Many cultures contend that vampires are obsessive to the point of compulsion. They will count various objects, no matter how many, until the job is done. We can use this to our advantage.

Germans would scatter seeds (poppy, mustard, oat or carrot) around the grave of a suspected vampire. The undead was compelled to count all the seeds before leaving the grave to seek blood. Although this seems like a simple task, often the vampire found themselves delayed till daylight. The Kashubs of Poland believed a vampire could only count a single seed a year, thus keeping it busy for centuries. 

Knots could also delay a vampire. Nets were often buried with the deceased forcing the undead to untie all the knots.

A more macabre practice was to leave a dead cat or dog on your doorstep. In this case, the vampire must count all the hairs on the animal. Personally, I would opt for the seeds. 

Trick the Vampire with Poop

Never has the poop emoji been so powerful.
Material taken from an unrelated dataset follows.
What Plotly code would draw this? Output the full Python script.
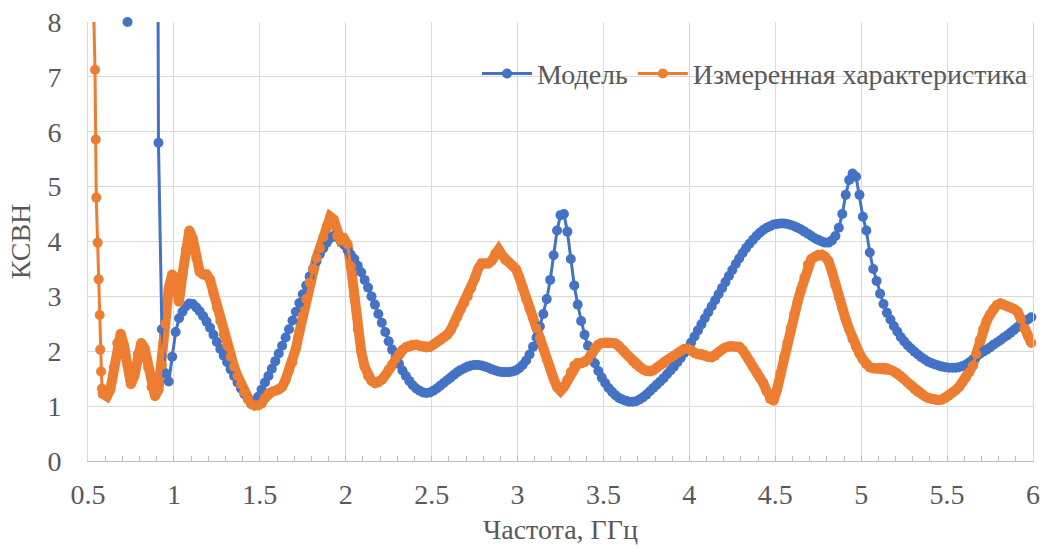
import plotly.graph_objects as go

# ---------------- data ----------------
# Модель: frequency grid 0.51 .. 5.99 GHz, step 0.02 (values above 8 are off-scale)
model_start = 0.51
model_step = 0.02
model_vswr = [
    14, 16, 18, 20, 22, 24, 25, 24, 22, 19,
    12, 8.0, 12, 16, 20, 24, 28, 30, 30, 28,
    5.8, 2.4, 1.6, 1.45, 1.9, 2.35, 2.6, 2.72, 2.82, 2.87,
    2.86, 2.8, 2.73, 2.64, 2.54, 2.43, 2.3, 2.17, 2.04, 1.92,
    1.8, 1.67, 1.55, 1.43, 1.32, 1.22, 1.13, 1.07, 1.08, 1.17,
    1.3, 1.43, 1.55, 1.68, 1.82, 1.96, 2.1, 2.25, 2.4, 2.56,
    2.72, 2.88, 3.04, 3.2, 3.36, 3.5, 3.64, 3.77, 3.88, 3.98,
    4.06, 4.1, 4.08, 4.02, 3.94, 3.85, 3.76, 3.68, 3.56, 3.44,
    3.3, 3.16, 3.0, 2.85, 2.68, 2.52, 2.35, 2.18, 2.03, 1.9,
    1.77, 1.65, 1.55, 1.46, 1.38, 1.32, 1.28, 1.25, 1.24, 1.25,
    1.28, 1.32, 1.37, 1.42, 1.47, 1.52, 1.57, 1.62, 1.66, 1.69,
    1.72, 1.74, 1.75, 1.75, 1.74, 1.72, 1.7, 1.67, 1.65, 1.63,
    1.62, 1.62, 1.62, 1.63, 1.65, 1.69, 1.75, 1.83, 1.94, 2.08,
    2.25, 2.45, 2.68, 2.95, 3.3, 3.75, 4.2, 4.48, 4.5, 4.18,
    3.68, 3.2, 2.85, 2.55, 2.3, 2.1, 1.93, 1.78, 1.64, 1.52,
    1.42, 1.33, 1.26, 1.2, 1.15, 1.12, 1.1, 1.08, 1.08, 1.09,
    1.12, 1.16, 1.21, 1.27, 1.33, 1.39, 1.45, 1.51, 1.58, 1.65,
    1.72, 1.8, 1.88, 1.97, 2.06, 2.16, 2.27, 2.38, 2.49, 2.6,
    2.71, 2.82, 2.93, 3.04, 3.15, 3.26, 3.37, 3.48, 3.59, 3.69,
    3.79, 3.88, 3.96, 4.03, 4.1, 4.16, 4.21, 4.25, 4.28, 4.31,
    4.32, 4.33, 4.33, 4.32, 4.3, 4.28, 4.25, 4.22, 4.18, 4.14,
    4.1, 4.06, 4.03, 4.0, 3.98, 3.98, 4.02, 4.1, 4.25, 4.5,
    4.85, 5.12, 5.24, 5.18, 4.85, 4.45, 4.2, 3.8, 3.5, 3.28,
    3.05, 2.86, 2.7, 2.58, 2.46, 2.36, 2.26, 2.18, 2.11, 2.05,
    1.99, 1.94, 1.89, 1.85, 1.81, 1.78, 1.76, 1.74, 1.72, 1.71,
    1.7, 1.7, 1.7, 1.71, 1.73, 1.76, 1.8, 1.85, 1.9, 1.95,
    1.99, 2.03, 2.07, 2.12, 2.16, 2.2, 2.25, 2.29, 2.34, 2.39,
    2.44, 2.49, 2.54, 2.58, 2.62,
]
model_freq = [round(model_start + model_step * i, 3) for i in range(len(model_vswr))]

# Измеренная характеристика: dense head, then grid 0.59 .. 5.99 GHz, step 0.02
meas_head_freq = [0.52, 0.53, 0.541, 0.545, 0.548, 0.556, 0.562, 0.568, 0.571, 0.576, 0.581, 0.585]
meas_head_vswr = [14, 8.6, 7.13, 5.86, 4.8, 3.98, 3.31, 2.66, 2.03, 1.63, 1.32, 1.22]
meas_start = 0.59
meas_step = 0.02
meas_vswr_grid = [
    1.22, 1.18, 1.3, 1.7, 2.15, 2.32, 2.1, 1.75, 1.4, 1.55,
    1.95, 2.15, 2.05, 1.7, 1.35, 1.18, 1.3, 1.75, 2.5, 3.15,
    3.4, 3.3, 2.9, 3.4, 3.85, 4.2, 4.05, 3.7, 3.45, 3.4,
    3.4, 3.3, 3.05, 2.8, 2.55, 2.3, 2.1, 1.9, 1.72, 1.55,
    1.4, 1.25, 1.12, 1.04, 1.01, 1.01, 1.05, 1.15, 1.23, 1.26,
    1.28, 1.3, 1.35, 1.48, 1.65, 1.8, 2.05, 2.35, 2.65, 2.95,
    3.25, 3.5, 3.7, 3.88, 4.08, 4.28, 4.45, 4.4, 4.1, 4.02,
    4.05, 3.95, 3.55, 3.0, 2.4, 2.0, 1.72, 1.55, 1.46, 1.42,
    1.43, 1.48, 1.56, 1.66, 1.76, 1.86, 1.95, 2.02, 2.07, 2.1,
    2.12, 2.12, 2.1, 2.08, 2.07, 2.08, 2.12, 2.16, 2.2, 2.25,
    2.3, 2.38, 2.5, 2.63, 2.76, 2.88, 3.0, 3.15, 3.32, 3.5,
    3.6, 3.6, 3.6, 3.65, 3.78, 3.85, 3.75, 3.66, 3.62, 3.56,
    3.5, 3.35, 3.15, 2.95, 2.78, 2.6, 2.42, 2.24, 2.05, 1.86,
    1.68, 1.5, 1.35, 1.28, 1.35, 1.48, 1.62, 1.74, 1.78, 1.78,
    1.8, 1.85, 1.95, 2.05, 2.12, 2.15, 2.16, 2.16, 2.15, 2.14,
    2.1, 2.03, 1.96, 1.89, 1.82, 1.76, 1.71, 1.67, 1.64, 1.63,
    1.65, 1.7, 1.75, 1.8, 1.84, 1.88, 1.92, 1.96, 2.0, 2.04,
    2.05, 2.02, 1.97, 1.94, 1.95, 1.93, 1.9, 1.89, 1.92, 1.98,
    2.03, 2.07, 2.09, 2.09, 2.08, 2.08, 2.02, 1.93, 1.83, 1.72,
    1.62, 1.52, 1.42, 1.27, 1.13, 1.1, 1.3, 1.6, 1.88, 2.15,
    2.42, 2.68, 2.9, 3.12, 3.35, 3.58, 3.68, 3.72, 3.76, 3.76,
    3.72, 3.64, 3.45, 3.2, 2.98, 2.78, 2.58, 2.4, 2.22, 2.08,
    1.96, 1.85, 1.76, 1.71, 1.69, 1.69, 1.7, 1.7, 1.69, 1.66,
    1.63, 1.6, 1.55, 1.49, 1.43, 1.37, 1.31, 1.26, 1.22, 1.18,
    1.15, 1.13, 1.12, 1.11, 1.12, 1.15, 1.19, 1.24, 1.29, 1.35,
    1.43, 1.52, 1.62, 1.74, 1.95, 2.2, 2.4, 2.55, 2.67, 2.77,
    2.84, 2.87, 2.85, 2.82, 2.8, 2.77, 2.72, 2.58, 2.42, 2.28,
    2.15,
]
meas_grid_freq = [round(meas_start + meas_step * i, 3) for i in range(len(meas_vswr_grid))]
meas_freq = meas_head_freq + meas_grid_freq
meas_vswr = meas_head_vswr + meas_vswr_grid

x_ticks = [0.5, 1, 1.5, 2, 2.5, 3, 3.5, 4, 4.5, 5, 5.5, 6]
y_ticks = [0, 1, 2, 3, 4, 5, 6, 7, 8]

# ---------------- styles ----------------
BLUE = "#4472C4"
ORANGE = "#ED7D31"
TXT = "#595959"
GRID = "#d9d9d9"
FONT = "Liberation Serif"
FS = 28

fig = go.Figure()

# thick underlay to reproduce the dense measured-data band
fig.add_trace(go.Scatter(
    x=meas_grid_freq, y=meas_vswr_grid, mode="lines",
    line=dict(color=ORANGE, width=10), showlegend=False, hoverinfo="skip",
))
fig.add_trace(go.Scatter(
    x=model_freq, y=model_vswr, mode="lines+markers", name="Модель",
    line=dict(color=BLUE, width=3), marker=dict(color=BLUE, size=10),
    cliponaxis=False,
))
fig.add_trace(go.Scatter(
    x=meas_freq, y=meas_vswr, mode="lines+markers", name="Измеренная характеристика",
    line=dict(color=ORANGE, width=3), marker=dict(color=ORANGE, size=10),
    cliponaxis=False,
))

fig.update_layout(
    width=1044, height=548,
    margin=dict(l=88, r=11, t=22, b=87),
    paper_bgcolor="white", plot_bgcolor="white",
    font=dict(family=FONT, size=FS, color=TXT),
    legend=dict(
        orientation="h", x=1.0, xanchor="right", y=0.882, yanchor="middle",
        bgcolor="rgba(0,0,0,0)", font=dict(family=FONT, size=FS, color=TXT),
        itemwidth=50, traceorder="normal",
    ),
    xaxis=dict(
        range=[0.5, 6], tickvals=x_ticks, ticktext=[str(v) for v in x_ticks],
        showgrid=True, gridcolor=GRID, gridwidth=1,
        showline=True, linecolor="#bfbfbf", linewidth=1, mirror=False,
        ticks="inside", ticklen=5, tickcolor="#bfbfbf",
        minor=dict(dtick=0.1, tick0=0.5, ticks="inside", ticklen=5, tickcolor="#bfbfbf", showgrid=False),
        zeroline=False, ticklabelstandoff=8, automargin=False,
        title=dict(text="Частота, ГГц", standoff=10, font=dict(family=FONT, size=FS, color=TXT)),
        tickfont=dict(family=FONT, size=FS, color=TXT),
    ),
    yaxis=dict(
        range=[0, 8], tickvals=y_ticks,
        showgrid=True, gridcolor=GRID, gridwidth=1,
        showline=True, linecolor=GRID, mirror=True,
        zeroline=False, ticks="", ticklabelstandoff=20, automargin=False,
        title=dict(text="КСВН", standoff=8, font=dict(family=FONT, size=FS, color=TXT)),
        tickfont=dict(family=FONT, size=FS, color=TXT),
    ),
)

fig.write_html(
    "out.html",
    config={"displayModeBar": False},
    post_script="document.body.style.margin='0px';",
)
No garlic or crucifix at hand? Just shove a bowl of excrement in the vampire’s face.

In Europe, vampires were thought to exit the grave through small holes (the size a serpent might make). In Bulgaria, they placed bowls of feces (or poison) right outside these holes. The vampire, it seems, is so famished that it will consume the first thing it comes across, devouring the bowl of excrement. 

Get the Vampire Drunk

A happy vampire is one that won’t invade your home. Sometimes a bottle of whiskey was left in the grave with the corpse. If the vampire became too drunk, it might not be able to find the home of its relatives, preventing it from feeding on you. 

In Romania, people would bury a bottle of wine with the corpse. After six weeks, they dug up the bottle and drank it, offering a form of protection from the strigoi (a Romanian vampire).